The 50 States of Literature: Family Ties in Oregon
Melanie Jones continues her series The Fifty States of Literature with Oregon and Ken Kesey’s classic novel Sometimes a Great Notion.
Best known for One Flew Over the Cuckoo’s Nest, Ken Kesey’s under-recognized Sometimes a Great Notion chronicles the times and misfortunes of the hard-headed Stamper family of Wakonda, Oregon. When union loggers go on strike, the Stamper family’s independent company not only continues production but attempts to make up the difference at the regional logging company, incurring the ire of union organizer Mr. Draeger and the ostracism of the town at large. The history behind this decision, and the politics within it, make up the bulk of Kesey’s novel, exploring this family of stubborn “migrants… a clan of skinny men inclining always towards itchy feet and idiocy [and] toward foolish roaming”. The Stamper obstinacy, illustrated by their family motto “Never Give an Inch”, is combated by a river that both gives life and is the greatest threat to the logging community. Swallowing up everything in its path but the Stamper homestead, patriarch Hank fights the current with an arsenal of broken planks, cables, and sand bags.

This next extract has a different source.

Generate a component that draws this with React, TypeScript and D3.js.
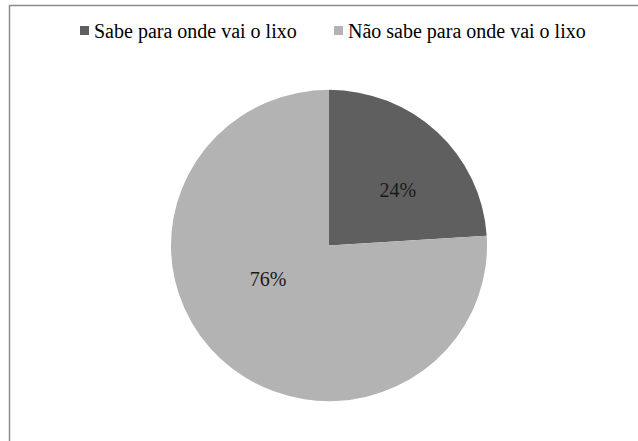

Kesey’s greatest strength is his ability to take organic elements of Oregon and apply them to the Stamper history. Leland, Hank’s half-brother and perpetual misfit due to his intelligence and physical weakness, is fascinated with the Darlingtonia, a swamp plant trapped between no-man’s lands: “I stared at the stalk in my hand and it stared blindly back”. And of course, there is the fog, as part of Oregon as the rains accompanying it. “It drapes over the low branches of vine maple like torn remnants of a gossamer gown… eating at the yellow-grained planks with a white soft mouth. There is a quiet hiss, not unpleasant, as of someone pensively sucking”. In capturing both the tensions and the beauty of this fictional town, it’s little wonder that Notion is considered by many critics to be “the quintessential Northwestern novel”.